Last night I was riding over to a local bike shop for their regular Tuesday night ride. I decided in late July that I wanted to improve my cadence, so I finally broke down and bought a Garmin (I held out for over a year). I know I look at it way too frequently when I ride, but I didn’t realize just how dependent I had become until last night. I had knocked the cadence sensor out of alignment but I didn’t realize it until it was too late to stop and fix it (because I couldn’t let the middle aged guys who I have an unofficial race with win). I didn’t know how much it had changed my riding habits until then. I was rolling away from the shop staring at the blank reading and trying to figure out how I was going to make it through the ride.

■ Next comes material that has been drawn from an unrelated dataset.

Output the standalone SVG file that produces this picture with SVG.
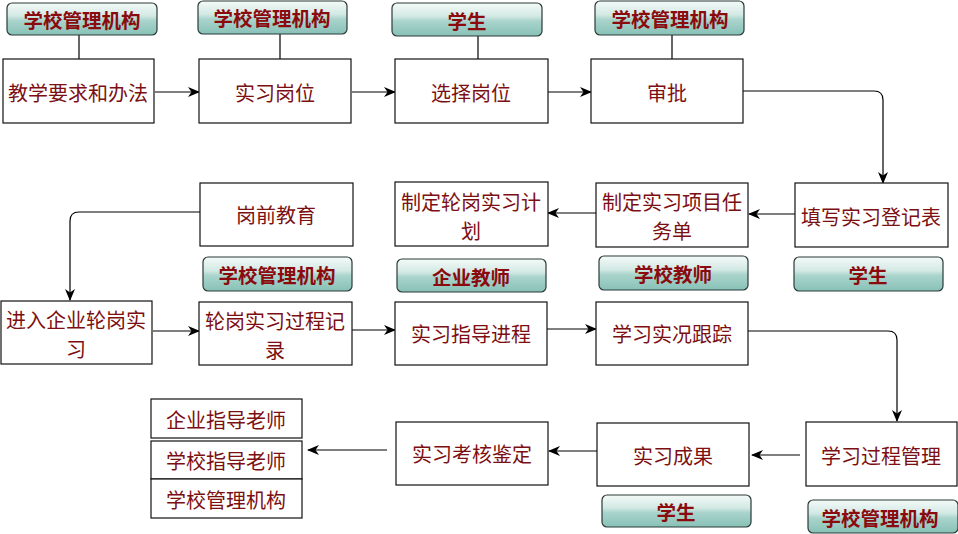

Obviously, this wasn’t going to directly affect my ability to ride. I’ve ridden my entire life up until a few weeks ago without a Garmin. However, it messed with my head so much that I was a little concerned about how reliant I was on this little computer. I was actually considering not riding because of a sensor being kicked a few centimeters off. Bad weather, illness, and mechanical problems didn’t phase me, so I was shocked by my reaction to this.
Instead of continuing to freak out, I decided to shut the computer off and just ride. I’ve ridden that route with those same guys all summer; I had no need for the data. I realized that without my computer to race against, I just raced against the same guys I always race against; nothing had actually changed.